Charts and diagrams as code
= = = = = = =
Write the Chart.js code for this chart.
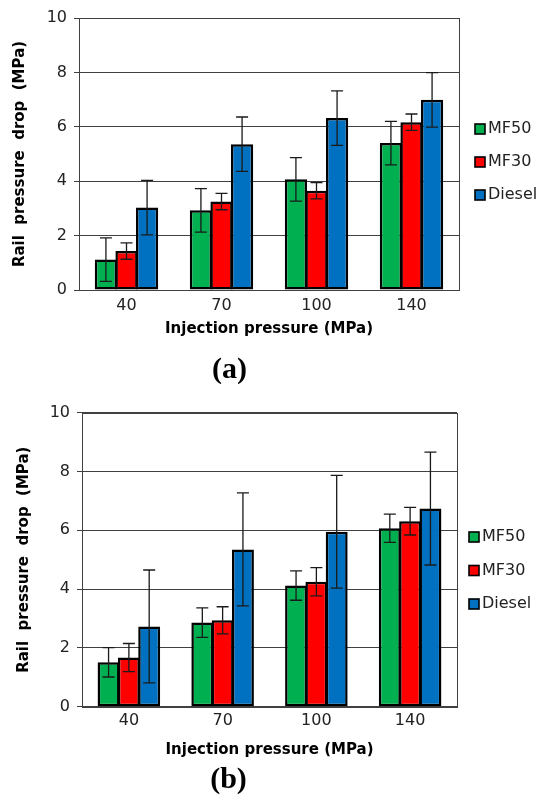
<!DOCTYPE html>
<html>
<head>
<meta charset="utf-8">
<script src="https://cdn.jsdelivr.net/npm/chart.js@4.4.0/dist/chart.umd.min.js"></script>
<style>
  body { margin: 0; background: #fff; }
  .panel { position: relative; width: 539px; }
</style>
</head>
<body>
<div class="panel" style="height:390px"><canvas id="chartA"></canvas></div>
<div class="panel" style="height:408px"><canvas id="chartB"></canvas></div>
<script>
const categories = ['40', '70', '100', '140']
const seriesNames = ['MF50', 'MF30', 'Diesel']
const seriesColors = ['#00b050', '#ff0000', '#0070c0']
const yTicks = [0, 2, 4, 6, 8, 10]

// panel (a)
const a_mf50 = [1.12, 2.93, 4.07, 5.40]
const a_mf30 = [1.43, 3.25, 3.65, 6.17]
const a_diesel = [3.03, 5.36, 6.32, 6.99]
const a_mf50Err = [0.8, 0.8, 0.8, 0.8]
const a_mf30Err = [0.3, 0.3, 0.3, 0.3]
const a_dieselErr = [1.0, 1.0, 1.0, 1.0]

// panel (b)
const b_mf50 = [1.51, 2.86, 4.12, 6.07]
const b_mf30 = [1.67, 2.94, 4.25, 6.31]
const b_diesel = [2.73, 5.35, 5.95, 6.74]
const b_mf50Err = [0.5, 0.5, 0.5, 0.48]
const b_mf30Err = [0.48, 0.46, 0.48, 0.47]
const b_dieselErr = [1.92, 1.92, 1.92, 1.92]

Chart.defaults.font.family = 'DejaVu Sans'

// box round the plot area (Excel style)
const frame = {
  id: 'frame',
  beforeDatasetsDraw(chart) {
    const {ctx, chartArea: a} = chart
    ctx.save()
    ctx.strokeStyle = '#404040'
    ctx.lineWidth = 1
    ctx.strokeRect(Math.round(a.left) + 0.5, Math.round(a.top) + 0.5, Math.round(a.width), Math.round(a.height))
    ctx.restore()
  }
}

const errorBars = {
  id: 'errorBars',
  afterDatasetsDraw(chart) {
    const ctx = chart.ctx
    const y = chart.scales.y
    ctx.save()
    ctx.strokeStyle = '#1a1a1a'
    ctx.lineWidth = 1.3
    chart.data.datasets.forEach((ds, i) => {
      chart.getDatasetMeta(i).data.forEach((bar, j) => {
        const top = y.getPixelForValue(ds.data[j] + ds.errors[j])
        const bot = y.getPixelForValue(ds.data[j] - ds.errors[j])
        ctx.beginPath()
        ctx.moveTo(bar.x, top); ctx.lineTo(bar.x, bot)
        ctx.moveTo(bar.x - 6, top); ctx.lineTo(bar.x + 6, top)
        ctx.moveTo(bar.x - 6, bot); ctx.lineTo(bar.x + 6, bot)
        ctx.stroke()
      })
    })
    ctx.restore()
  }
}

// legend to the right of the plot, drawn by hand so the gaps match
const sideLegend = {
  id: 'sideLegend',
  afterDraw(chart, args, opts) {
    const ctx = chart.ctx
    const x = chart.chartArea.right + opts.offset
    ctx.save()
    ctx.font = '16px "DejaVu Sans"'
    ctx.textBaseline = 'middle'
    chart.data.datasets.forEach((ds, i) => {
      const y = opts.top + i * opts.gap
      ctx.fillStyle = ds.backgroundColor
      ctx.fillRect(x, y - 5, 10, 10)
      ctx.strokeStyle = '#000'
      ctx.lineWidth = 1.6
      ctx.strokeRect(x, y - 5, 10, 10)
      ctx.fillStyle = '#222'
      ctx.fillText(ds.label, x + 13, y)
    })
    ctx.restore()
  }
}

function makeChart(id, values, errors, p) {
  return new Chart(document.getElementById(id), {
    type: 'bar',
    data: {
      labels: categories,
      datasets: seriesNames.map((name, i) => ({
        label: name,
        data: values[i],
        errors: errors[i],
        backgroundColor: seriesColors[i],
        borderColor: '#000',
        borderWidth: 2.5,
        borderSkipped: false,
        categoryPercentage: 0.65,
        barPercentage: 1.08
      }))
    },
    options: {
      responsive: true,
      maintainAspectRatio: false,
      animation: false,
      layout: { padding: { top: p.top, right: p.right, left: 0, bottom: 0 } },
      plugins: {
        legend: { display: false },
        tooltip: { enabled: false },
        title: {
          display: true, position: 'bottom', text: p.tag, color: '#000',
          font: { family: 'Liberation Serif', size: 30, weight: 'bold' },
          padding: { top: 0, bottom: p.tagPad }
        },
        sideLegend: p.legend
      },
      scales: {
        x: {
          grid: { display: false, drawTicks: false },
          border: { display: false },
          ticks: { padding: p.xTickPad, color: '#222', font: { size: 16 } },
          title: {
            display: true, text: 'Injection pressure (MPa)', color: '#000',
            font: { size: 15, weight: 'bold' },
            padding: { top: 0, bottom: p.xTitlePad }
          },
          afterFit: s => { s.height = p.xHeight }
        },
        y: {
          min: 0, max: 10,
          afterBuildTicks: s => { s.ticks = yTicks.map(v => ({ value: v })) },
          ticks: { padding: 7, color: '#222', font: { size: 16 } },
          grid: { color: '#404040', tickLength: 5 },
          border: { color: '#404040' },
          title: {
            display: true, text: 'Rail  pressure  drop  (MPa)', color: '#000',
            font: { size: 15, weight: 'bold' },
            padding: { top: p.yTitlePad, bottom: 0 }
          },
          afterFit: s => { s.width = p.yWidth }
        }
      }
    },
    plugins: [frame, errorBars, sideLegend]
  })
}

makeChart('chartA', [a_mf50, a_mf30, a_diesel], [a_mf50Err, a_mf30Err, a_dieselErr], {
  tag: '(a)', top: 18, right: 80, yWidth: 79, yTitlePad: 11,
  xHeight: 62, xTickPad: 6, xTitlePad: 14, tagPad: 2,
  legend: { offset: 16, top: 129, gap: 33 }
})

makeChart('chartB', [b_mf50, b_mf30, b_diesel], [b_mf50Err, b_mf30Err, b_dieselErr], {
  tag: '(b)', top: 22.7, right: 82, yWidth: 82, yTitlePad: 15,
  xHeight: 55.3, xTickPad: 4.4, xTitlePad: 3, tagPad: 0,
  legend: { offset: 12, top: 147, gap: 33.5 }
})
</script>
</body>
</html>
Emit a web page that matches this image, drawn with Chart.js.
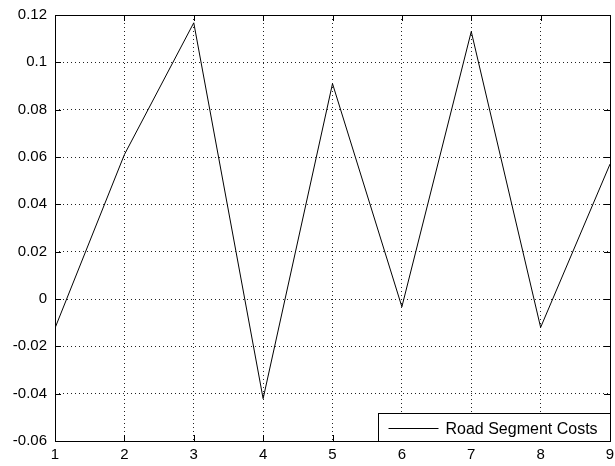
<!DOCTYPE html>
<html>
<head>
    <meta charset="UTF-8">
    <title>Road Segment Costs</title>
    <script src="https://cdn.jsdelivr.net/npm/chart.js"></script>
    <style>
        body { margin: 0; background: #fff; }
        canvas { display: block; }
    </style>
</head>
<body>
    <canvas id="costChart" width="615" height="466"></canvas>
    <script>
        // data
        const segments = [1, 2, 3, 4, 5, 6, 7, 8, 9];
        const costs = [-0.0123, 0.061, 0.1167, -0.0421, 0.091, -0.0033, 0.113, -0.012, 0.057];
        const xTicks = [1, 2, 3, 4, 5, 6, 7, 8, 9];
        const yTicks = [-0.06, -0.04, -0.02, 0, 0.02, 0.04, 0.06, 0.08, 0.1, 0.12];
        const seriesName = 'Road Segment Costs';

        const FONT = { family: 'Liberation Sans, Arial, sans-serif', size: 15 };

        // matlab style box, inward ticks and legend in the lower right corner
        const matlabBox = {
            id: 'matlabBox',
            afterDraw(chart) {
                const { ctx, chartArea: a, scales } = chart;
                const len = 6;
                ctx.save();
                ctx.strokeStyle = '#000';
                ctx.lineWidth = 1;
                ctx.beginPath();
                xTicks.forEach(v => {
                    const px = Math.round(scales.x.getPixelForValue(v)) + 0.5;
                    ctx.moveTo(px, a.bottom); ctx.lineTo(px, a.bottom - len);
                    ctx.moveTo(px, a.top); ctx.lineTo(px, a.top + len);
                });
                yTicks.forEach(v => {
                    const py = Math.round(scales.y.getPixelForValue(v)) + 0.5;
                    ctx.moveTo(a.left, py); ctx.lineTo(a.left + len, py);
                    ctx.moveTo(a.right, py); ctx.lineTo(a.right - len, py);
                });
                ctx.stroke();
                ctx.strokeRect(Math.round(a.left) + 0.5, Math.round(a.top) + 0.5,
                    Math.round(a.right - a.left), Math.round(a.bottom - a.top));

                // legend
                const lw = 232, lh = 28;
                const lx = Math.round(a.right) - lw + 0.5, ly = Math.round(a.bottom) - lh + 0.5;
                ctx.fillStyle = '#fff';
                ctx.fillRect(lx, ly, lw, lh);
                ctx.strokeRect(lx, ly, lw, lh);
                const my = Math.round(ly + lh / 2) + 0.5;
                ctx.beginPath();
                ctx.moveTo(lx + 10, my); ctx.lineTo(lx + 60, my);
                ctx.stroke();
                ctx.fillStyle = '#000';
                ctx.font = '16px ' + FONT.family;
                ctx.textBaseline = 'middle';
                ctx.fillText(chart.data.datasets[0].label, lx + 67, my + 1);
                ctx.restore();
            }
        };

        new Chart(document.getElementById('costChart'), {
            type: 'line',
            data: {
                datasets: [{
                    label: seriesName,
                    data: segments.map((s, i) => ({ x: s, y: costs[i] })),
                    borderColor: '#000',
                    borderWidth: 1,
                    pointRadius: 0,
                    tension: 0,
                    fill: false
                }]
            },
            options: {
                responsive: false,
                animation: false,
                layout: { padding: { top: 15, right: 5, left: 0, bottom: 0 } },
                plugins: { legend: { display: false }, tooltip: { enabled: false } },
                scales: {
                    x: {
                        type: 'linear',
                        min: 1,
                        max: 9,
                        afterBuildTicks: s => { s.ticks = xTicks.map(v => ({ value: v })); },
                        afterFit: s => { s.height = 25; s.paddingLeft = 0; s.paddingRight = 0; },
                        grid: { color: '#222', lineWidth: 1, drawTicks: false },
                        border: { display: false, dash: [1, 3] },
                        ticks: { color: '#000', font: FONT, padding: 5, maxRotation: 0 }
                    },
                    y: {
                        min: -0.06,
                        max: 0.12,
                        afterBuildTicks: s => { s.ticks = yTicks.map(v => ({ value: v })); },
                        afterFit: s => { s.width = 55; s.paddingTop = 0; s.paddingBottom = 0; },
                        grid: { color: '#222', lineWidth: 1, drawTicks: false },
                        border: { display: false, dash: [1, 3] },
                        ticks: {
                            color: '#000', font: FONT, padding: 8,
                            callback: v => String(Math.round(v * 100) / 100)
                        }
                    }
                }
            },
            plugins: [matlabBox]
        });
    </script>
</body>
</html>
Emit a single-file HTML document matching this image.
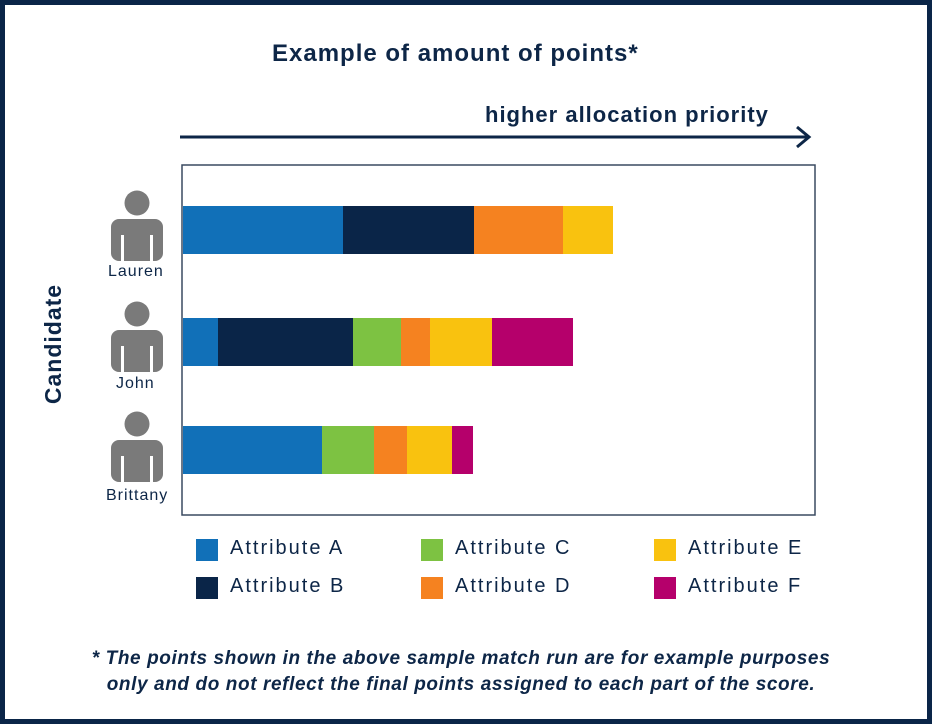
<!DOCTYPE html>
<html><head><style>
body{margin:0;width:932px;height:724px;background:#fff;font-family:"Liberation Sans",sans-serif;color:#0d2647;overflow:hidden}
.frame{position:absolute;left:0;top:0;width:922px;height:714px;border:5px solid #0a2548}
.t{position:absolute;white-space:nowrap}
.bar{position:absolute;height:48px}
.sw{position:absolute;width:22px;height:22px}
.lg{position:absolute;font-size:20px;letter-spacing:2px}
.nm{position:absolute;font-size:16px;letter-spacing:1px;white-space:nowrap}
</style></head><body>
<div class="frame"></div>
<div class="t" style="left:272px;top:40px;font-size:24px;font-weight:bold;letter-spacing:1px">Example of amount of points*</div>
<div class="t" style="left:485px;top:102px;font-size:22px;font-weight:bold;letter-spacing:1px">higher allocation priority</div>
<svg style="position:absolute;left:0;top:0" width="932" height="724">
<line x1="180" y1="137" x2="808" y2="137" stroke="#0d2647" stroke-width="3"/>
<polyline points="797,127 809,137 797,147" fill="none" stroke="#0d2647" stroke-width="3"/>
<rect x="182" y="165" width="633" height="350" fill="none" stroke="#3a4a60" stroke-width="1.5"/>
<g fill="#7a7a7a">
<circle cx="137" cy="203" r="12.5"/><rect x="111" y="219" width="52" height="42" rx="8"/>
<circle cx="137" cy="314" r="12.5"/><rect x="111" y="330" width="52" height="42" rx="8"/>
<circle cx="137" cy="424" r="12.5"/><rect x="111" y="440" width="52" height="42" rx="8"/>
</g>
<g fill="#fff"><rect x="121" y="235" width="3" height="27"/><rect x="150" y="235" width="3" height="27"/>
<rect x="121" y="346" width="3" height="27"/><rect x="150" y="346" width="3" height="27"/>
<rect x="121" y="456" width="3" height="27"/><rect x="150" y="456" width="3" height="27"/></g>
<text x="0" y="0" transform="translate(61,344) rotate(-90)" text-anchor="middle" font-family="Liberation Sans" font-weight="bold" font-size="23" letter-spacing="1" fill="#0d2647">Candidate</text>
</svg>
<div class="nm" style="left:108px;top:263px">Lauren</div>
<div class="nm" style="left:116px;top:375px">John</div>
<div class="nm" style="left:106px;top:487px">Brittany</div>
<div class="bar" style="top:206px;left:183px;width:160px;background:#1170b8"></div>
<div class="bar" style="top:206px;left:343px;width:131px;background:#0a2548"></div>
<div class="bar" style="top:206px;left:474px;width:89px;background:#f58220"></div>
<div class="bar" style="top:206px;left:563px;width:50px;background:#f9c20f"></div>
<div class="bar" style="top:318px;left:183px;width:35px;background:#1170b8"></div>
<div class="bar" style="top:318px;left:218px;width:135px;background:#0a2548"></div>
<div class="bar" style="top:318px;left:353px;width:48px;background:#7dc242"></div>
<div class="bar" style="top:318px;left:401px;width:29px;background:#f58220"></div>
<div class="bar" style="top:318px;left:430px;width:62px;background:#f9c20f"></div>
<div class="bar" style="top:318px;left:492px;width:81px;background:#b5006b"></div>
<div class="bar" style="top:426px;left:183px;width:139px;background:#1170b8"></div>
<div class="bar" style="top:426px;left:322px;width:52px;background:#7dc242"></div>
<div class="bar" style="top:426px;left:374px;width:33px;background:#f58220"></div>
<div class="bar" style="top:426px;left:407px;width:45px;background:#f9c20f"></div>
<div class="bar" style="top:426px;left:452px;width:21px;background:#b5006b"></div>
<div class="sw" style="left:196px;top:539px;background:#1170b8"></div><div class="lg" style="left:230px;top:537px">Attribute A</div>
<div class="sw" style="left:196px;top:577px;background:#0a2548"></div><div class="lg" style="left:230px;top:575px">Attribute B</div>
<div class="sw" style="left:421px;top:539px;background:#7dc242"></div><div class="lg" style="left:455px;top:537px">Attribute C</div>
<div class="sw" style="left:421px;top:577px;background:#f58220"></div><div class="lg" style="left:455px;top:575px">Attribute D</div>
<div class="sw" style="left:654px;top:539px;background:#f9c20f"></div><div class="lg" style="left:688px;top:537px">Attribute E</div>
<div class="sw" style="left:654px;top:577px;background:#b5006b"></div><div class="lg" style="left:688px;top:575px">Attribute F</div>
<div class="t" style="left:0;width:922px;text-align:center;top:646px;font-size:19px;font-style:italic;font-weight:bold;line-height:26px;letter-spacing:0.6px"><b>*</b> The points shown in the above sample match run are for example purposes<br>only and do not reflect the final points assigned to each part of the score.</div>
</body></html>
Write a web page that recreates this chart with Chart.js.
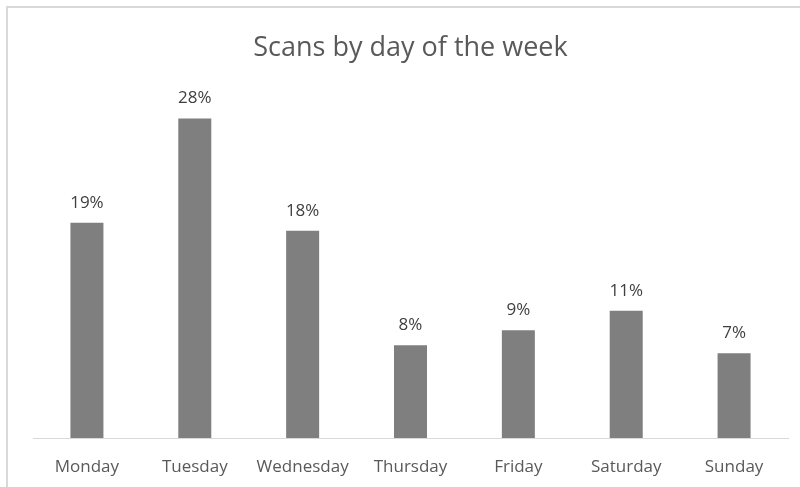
= = = = = = =
▶ [Work to complete]
Copy nothing past the line containing "const yTicks = [0, 2, 4, 6, 8, 10]": reproduce every line from the start of the records up to it, skipping pictures.

▶ [Response to the task]
Write the Chart.js code for this chart.
<!DOCTYPE html>
<html>
<head>
<meta charset="utf-8">
<script src="https://cdn.jsdelivr.net/npm/chart.js@4.4.0/dist/chart.umd.min.js"></script>
<style>
  body { margin: 0; background: #fff; }
  .panel { position: relative; width: 539px; }
</style>
</head>
<body>
<div class="panel" style="height:390px"><canvas id="chartA"></canvas></div>
<div class="panel" style="height:408px"><canvas id="chartB"></canvas></div>
<script>
const categories = ['40', '70', '100', '140']
const seriesNames = ['MF50', 'MF30', 'Diesel']
const seriesColors = ['#00b050', '#ff0000', '#0070c0']
const yTicks = [0, 2, 4, 6, 8, 10]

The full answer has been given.